From Loop to Track: How to Build Full Beats That Hit Hard
Introduction
You’ve got a loop that slaps. The drums knock, the melody grooves—but now what? Turning a loop into a full track is one of the key transitions every beatmaker must master. In 2025, with thousands of short loops flooding the internet, the beatmakers who stand out are those who can build structure, emotion, and impact. Here’s how to evolve your loops into complete, hard-hitting productions that move listeners from start to finish.
1. Start With a Strong Foundation
Before diving into arrangement, make sure your core loop is solid. It should carry energy and vibe even when stripped down. Focus on a tight drum groove, a memorable melody or sample, and a bassline that glues it together.
Use tools like FL Studio, Ableton Live, or Logic Pro to organize your loop into color-coded patterns for better workflow once you start arranging.
2. Break the Loop Into Sections
Duplicate your loop and start muting, chopping, and filtering elements to build the skeleton of a song. A typical beat structure might look like this:
Intro (4–8 bars)
Verse (8–16 bars)
Pre-Drop or Bridge (4–8 bars)
Drop/Hook (8–16 bars)
Breakdown (optional)
Second Verse / Variation
Final Hook / Outro
Use markers in your DAW to stay organized and see your structure visually. This helps you balance energy and pacing across the track.
3. Create Transitions That Guide the Ear
Hard-hitting tracks don’t just change — they glide. Use transition tools to connect your sections seamlessly:
Risers, sweeps, impacts (check Cymatics FX packs)
Filter automation on drums or melodies
Reverse cymbals or reverb tails to build anticipation
Dropouts or pauses to add tension before the drop
Build emotional contrast. If the hook slaps, make the bridge breathe. Let tension and release drive the flow.
4. Build Drops That Hit Without Overloading
The drop is where everything lands. To make it impactful, don’t just throw in every sound. Instead:
Strip the beat right before
Emphasize bass, drums, and one bold melodic element
Automate volume, reverb, and filters to bring dynamics
Layer subtly — not everything needs to be loud to be felt
A powerful drop often comes from what you take out, not just what you add in.
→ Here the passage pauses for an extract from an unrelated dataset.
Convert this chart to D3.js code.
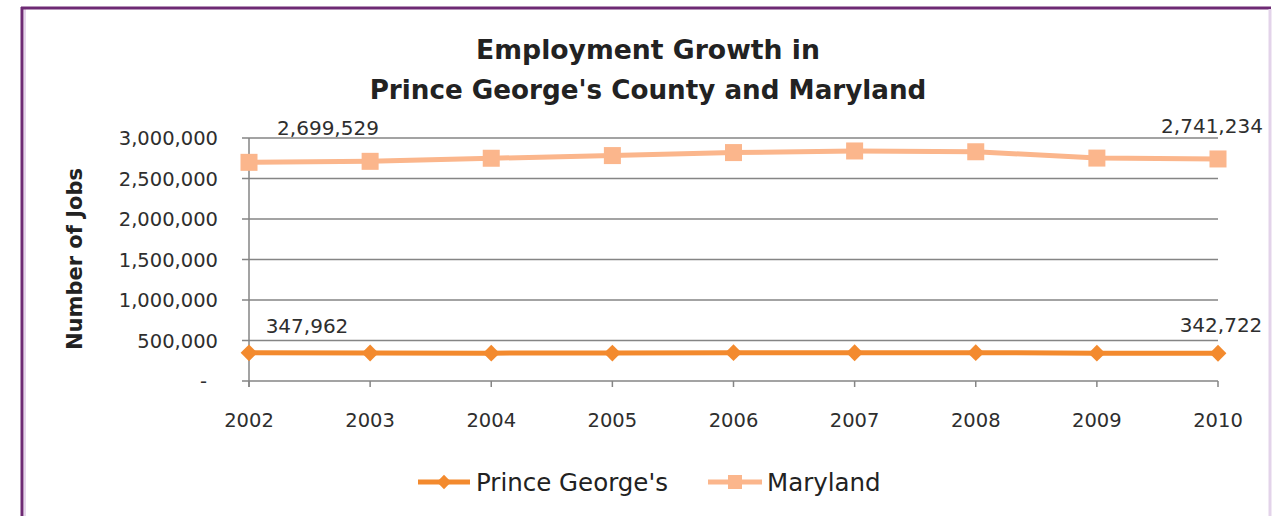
<!DOCTYPE html>
<html>
<head>
<meta charset="utf-8">
<script src="https://cdn.jsdelivr.net/npm/d3@7"></script>
<style>
  body { margin: 0; background: #fff; }
  svg text { font-family: "DejaVu Sans", sans-serif; fill: #222; }
</style>
</head>
<body>
<div id="chart"></div>
<script>
// years on the x axis
var years = ["2002", "2003", "2004", "2005", "2006", "2007", "2008", "2009", "2010"];

// jobs per year (end points are labelled)
var princeGeorges = [347962, 346000, 344000, 345000, 350000, 349000, 350000, 344000, 342722];
var maryland = [2699529, 2712000, 2750000, 2783000, 2820000, 2840000, 2830000, 2752000, 2741234];

// y axis ticks
var yTicks = [0, 500000, 1000000, 1500000, 2000000, 2500000, 3000000];

var titleLines = ["Employment Growth in", "Prince George's County and Maryland"];

var pgColor = "#f38a2e",
    mdColor = "#fbb68c";

var W = 1287, H = 516;

var svg = d3.select("#chart").append("svg")
  .attr("width", W)
  .attr("height", H);

// frame round the chart
svg.append("line").attr("x1", 22).attr("x2", 22).attr("y1", 7).attr("y2", H)
  .style("stroke", "#6e2a74").style("stroke-width", 3);
svg.append("line").attr("x1", 25).attr("x2", 25).attr("y1", 9).attr("y2", H)
  .style("stroke", "#e6d6ec").style("stroke-width", 2);
svg.append("line").attr("x1", 21).attr("x2", 1271).attr("y1", 8).attr("y2", 8)
  .style("stroke", "#6e2a74").style("stroke-width", 3);
svg.append("line").attr("x1", 1270).attr("x2", 1270).attr("y1", 9).attr("y2", H)
  .style("stroke", "#e3d3ea").style("stroke-width", 3);

// scales
var x = d3.scalePoint()
  .domain(years)
  .range([249, 1218]);

var y = d3.scaleLinear()
  .domain([0, 3000000])
  .range([381, 138]);

var fmt = d3.format(",");

// title, two lines, sized to the widths in the picture
var titleWidths = [344, 557];
titleLines.forEach(function(t, i) {
  var el = svg.append("text")
    .attr("x", 648)
    .attr("y", 59 + i * 40)
    .style("text-anchor", "middle")
    .style("font-weight", "bold")
    .style("font-size", "24px")
    .text(t);
  var len = el.node().getComputedTextLength();
  el.style("font-size", (24 * titleWidths[i] / len) + "px");
});

// gridlines
svg.append("g")
  .selectAll("line")
  .data(yTicks)
  .enter().append("line")
  .attr("x1", 242)
  .attr("x2", x.range()[1])
  .attr("y1", function(d) { return y(d); })
  .attr("y2", function(d) { return y(d); })
  .style("stroke", "#858585")
  .style("stroke-width", 1.5);

// y tick labels
svg.append("g")
  .selectAll("text")
  .data(yTicks)
  .enter().append("text")
  .attr("x", function(d) { return d === 0 ? 207 : 218; })
  .attr("y", function(d) { return y(d); })
  .attr("dy", "0.36em")
  .style("text-anchor", "end")
  .style("font-size", "19.5px")
  .style("fill", "#2e2e2e")
  .text(function(d) { return d === 0 ? "-" : fmt(d); });

// y axis line
svg.append("line")
  .attr("x1", x(years[0])).attr("x2", x(years[0]))
  .attr("y1", y(3000000)).attr("y2", 387)
  .style("stroke", "#858585").style("stroke-width", 1.5);

// x ticks and labels
var xAxis = svg.append("g");
xAxis.selectAll("line")
  .data(years)
  .enter().append("line")
  .attr("x1", function(d) { return x(d); })
  .attr("x2", function(d) { return x(d); })
  .attr("y1", y(0))
  .attr("y2", 387)
  .style("stroke", "#858585")
  .style("stroke-width", 1.5);
xAxis.selectAll("text")
  .data(years)
  .enter().append("text")
  .attr("x", function(d) { return x(d); })
  .attr("y", 427)
  .style("text-anchor", "middle")
  .style("font-size", "19.5px")
  .style("fill", "#2e2e2e")
  .text(function(d) { return d; });

// y axis title
svg.append("text")
  .attr("transform", "translate(82,259) rotate(-90)")
  .style("text-anchor", "middle")
  .style("font-weight", "bold")
  .style("font-size", "21px")
  .text("Number of Jobs");

var line = d3.line()
  .x(function(d, i) { return x(years[i]); })
  .y(function(d) { return y(d); });

// Maryland line + squares
svg.append("path")
  .datum(maryland)
  .attr("d", line)
  .style("fill", "none")
  .style("stroke", mdColor)
  .style("stroke-width", 5);

svg.selectAll(".md")
  .data(maryland)
  .enter().append("rect")
  .attr("class", "md")
  .attr("x", function(d, i) { return x(years[i]) - 8.5; })
  .attr("y", function(d) { return y(d) - 8.5; })
  .attr("width", 17)
  .attr("height", 17)
  .style("fill", mdColor);

// Prince George's line + diamonds
svg.append("path")
  .datum(princeGeorges)
  .attr("d", line)
  .style("fill", "none")
  .style("stroke", pgColor)
  .style("stroke-width", 5);

svg.selectAll(".pg")
  .data(princeGeorges)
  .enter().append("path")
  .attr("class", "pg")
  .attr("d", d3.symbol().type(d3.symbolDiamond2).size(180))
  .attr("transform", function(d, i) { return "translate(" + x(years[i]) + "," + y(d) + ")"; })
  .style("fill", pgColor);

// labels on first and last points (shifted like the original)
var labels = [
  { v: maryland[0], i: 0, dx: 79, y: 135 },
  { v: maryland[8], i: 8, dx: -6, y: 133 },
  { v: princeGeorges[0], i: 0, dx: 58, y: 333 },
  { v: princeGeorges[8], i: 8, dx: 3, y: 332 }
];
svg.selectAll(".lbl")
  .data(labels)
  .enter().append("text")
  .attr("class", "lbl")
  .attr("x", function(d) { return x(years[d.i]) + d.dx; })
  .attr("y", function(d) { return d.y; })
  .style("text-anchor", "middle")
  .style("font-size", "20px")
  .style("fill", "#2e2e2e")
  .text(function(d) { return fmt(d.v); });

// legend
var legend = svg.append("g");
var pgL = legend.append("g").attr("transform", "translate(418,482)");
pgL.append("line").attr("x1", 0).attr("x2", 52)
  .style("stroke", pgColor).style("stroke-width", 5);
pgL.append("path")
  .attr("d", d3.symbol().type(d3.symbolDiamond2).size(130))
  .attr("transform", "translate(26,0)")
  .style("fill", pgColor);
pgL.append("text").attr("x", 58).attr("dy", "0.36em")
  .style("font-size", "24.5px").text("Prince George's");

var mdL = legend.append("g").attr("transform", "translate(708,482)");
mdL.append("line").attr("x1", 0).attr("x2", 54)
  .style("stroke", mdColor).style("stroke-width", 5);
mdL.append("rect").attr("x", 20).attr("y", -7).attr("width", 14).attr("height", 14)
  .style("fill", mdColor);
mdL.append("text").attr("x", 59).attr("dy", "0.36em")
  .style("font-size", "24.5px").text("Maryland");
</script>
</body>
</html>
5. Add Variations and Switch-Ups
Repeating the same loop for 3 minutes kills momentum. Create small changes to keep the ear engaged:
Swap snares or hi-hats in the second verse
Change the melody slightly or re-pitch it
Add a new counter-melody or ambient layer
Try halftime breakdowns or double-time flips
Make every 8 bars feel like a journey. Small changes = big difference in energy.
6. End With Intention
Outros matter. Whether you’re fading out, stripping back to the melody, or ending on a drop — the way a beat ends shapes the listener’s final impression.
Add automation curves, tape-stop effects, or let the reverb tail trail off. Think cinematic, even for a trap beat.
Conclusion
In 2025, building a full beat that hits hard isn’t just about sounds—it’s about structure. Crafting a journey from intro to drop to outro keeps your listeners locked in and your production ahead of the curve. Don’t stop at a fire loop. Shape it, stretch it, break it down and build it back. That’s how hits are made.